**Written exercise**
In the material below, please retype the lines from the very first through the one with "plt.rcParams['font.family'] = ['Lato', 'DejaVu", exactly and without pictures.

▶

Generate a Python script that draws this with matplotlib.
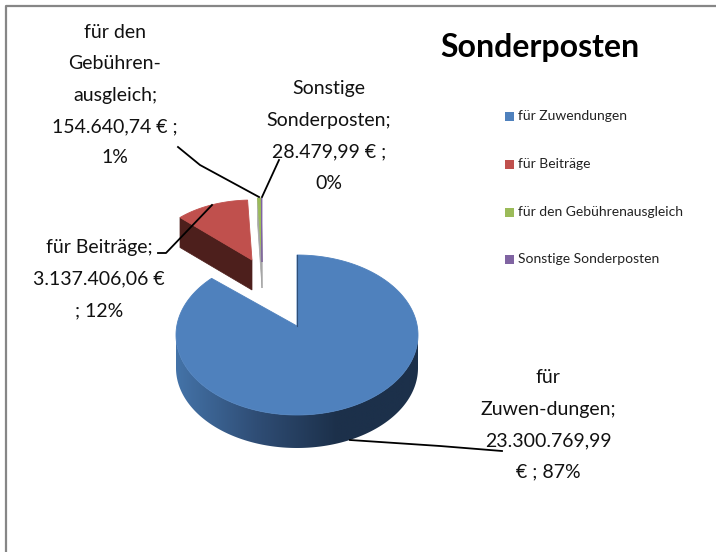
#!/usr/bin/env python3
"""Sonderposten: exploded 3D style pie with data labels and legend"""

import numpy as np
import matplotlib.pyplot as plt
from matplotlib.colors import LinearSegmentedColormap
from matplotlib.patches import Polygon, Rectangle

plt.rcParams['font.family'] = ['Lato', 'DejaVu Sans']

categories = ['für Zuwendungen', 'für Beiträge', 'für den Gebührenausgleich', 'Sonstige Sonderposten']
values = [23300769.99, 3137406.06, 154640.74, 28479.99]
top_colors = ['#4f81bd', '#c0504d', '#9bbb59', '#8064a2']
side_colors = ['#2f4f78', '#4d1f1c', '#a6a6a6', '#a6a6a6']
data_labels = [
    'für\nZuwen-dungen;\n23.300.769,99\n€ ; 87%',
    'für Beiträge;\n3.137.406,06 €\n; 12%',
    'für den\nGebühren-\nausgleich;\n154.640,74 € ;\n1%',
    'Sonstige\nSonderposten;\n28.479,99 € ;\n0%',
]
label_pos = [(548, 425), (99, 279), (115, 95), (329, 136)]

# pie geometry in pixels: apex x/y, ellipse centre y, rx, ry, depth
slice_geom = [
    (297, 326, 335, 121, 80, 33),
    (252, 260, 260, 102, 60, 30),
    (262, 262, 262, 102, 64, 26),
    (262, 262, 262, 102, 64, 26),
]


def ell(theta, g):
    return g[0] + g[3] * np.sin(theta), g[2] - g[4] * np.cos(theta)


def wedge(a0, a1, g):
    th = np.linspace(a0, a1, 200)
    x, y = ell(th, g)
    return np.column_stack([np.r_[g[0], x], np.r_[g[1], y]])


fig = plt.figure(figsize=(7.16, 5.52), dpi=100)
ax = fig.add_axes([0, 0, 1, 1])

# chart border
ax.plot([6, 6, 716], [552, 6, 6], color='#868686', linewidth=1.6)

fractions = np.array(values) / sum(values)
edges = np.r_[0, np.cumsum(fractions)] * 2 * np.pi

# back slices first
for i in [1, 2, 3]:
    g = slice_geom[i]
    a0, a1 = edges[i], edges[i + 1]
    x0, y0 = ell(a0, g)
    ax.add_patch(Polygon([(x0, y0), (g[0], g[1]), (g[0], g[1] + g[5]), (x0, y0 + g[5])],
                         facecolor=side_colors[i], edgecolor=side_colors[i], linewidth=0.5, zorder=2))
    ax.add_patch(Polygon(wedge(a0, a1, g), facecolor=top_colors[i],
                         edgecolor=top_colors[i], linewidth=0.6, zorder=3))

# blue slice: side wall as a horizontal gradient clipped to the rim, then the top
g = slice_geom[0]
steps = np.linspace(np.pi / 2, 3 * np.pi / 2, 200)
rim_x, rim_y = ell(steps, g)
rim = np.column_stack([np.r_[rim_x, rim_x[::-1]], np.r_[rim_y, rim_y[::-1] + g[5]]])
wall = Polygon(rim, facecolor='none', edgecolor='none', transform=ax.transData)
ax.add_patch(wall)
side_cmap = LinearSegmentedColormap.from_list('side', ['#4473a8', '#2f4d75', '#1c304a', '#1c304a'])
img = ax.imshow(np.linspace(0, 1, 256)[None, :], cmap=side_cmap, aspect='auto',
                extent=(g[0] - g[3], g[0] + g[3], g[2] + g[4] + g[5], g[2]), zorder=4)
img.set_clip_path(wall)
ax.add_patch(Polygon(wedge(edges[0], edges[1], g), facecolor=top_colors[0],
                     edgecolor=top_colors[0], linewidth=0.6, zorder=5))
ax.plot([g[0], g[0]], [g[2] - g[4], g[1]], color=side_colors[0], linewidth=0.8, zorder=5)

# leader lines
leader_x = [[350, 440, 502], [212, 166, 158], [178, 200, 259], [279, 262]]
leader_y = [[440, 446, 451], [205, 253, 253], [147, 165, 197], [160, 197]]
for lx, ly in zip(leader_x, leader_y):
    ax.plot(lx, ly, color='black', linewidth=1.3, zorder=6)

for txt, (x, y) in zip(data_labels, label_pos):
    ax.text(x, y, txt, ha='center', va='center', fontsize=14, linespacing=2.03,
            color='#111111', zorder=7)

ax.text(540, 48, 'Sonderposten', ha='center', va='center', fontsize=23,
        fontweight='bold', color='black')

# legend
legend_y = [116, 164, 212, 259]
for name, col, y in zip(categories, top_colors, legend_y):
    ax.add_patch(Rectangle((505, y - 4.5), 9, 9, facecolor=col, edgecolor='none'))
    ax.text(518, y, name, ha='left', va='center', fontsize=10, color='#222222')

ax.set_xlim(0, 716)
ax.set_ylim(552, 0)
ax.axis('off')

fig.savefig('out.png', dpi=100)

◀

**Final result**
Generate a Python script that draws this with matplotlib.
#!/usr/bin/env python3
"""Sonderposten: exploded 3D style pie with data labels and legend"""

import numpy as np
import matplotlib.pyplot as plt
from matplotlib.colors import LinearSegmentedColormap
from matplotlib.patches import Polygon, Rectangle

plt.rcParams['font.family'] = ['Lato', 'DejaVu Sans']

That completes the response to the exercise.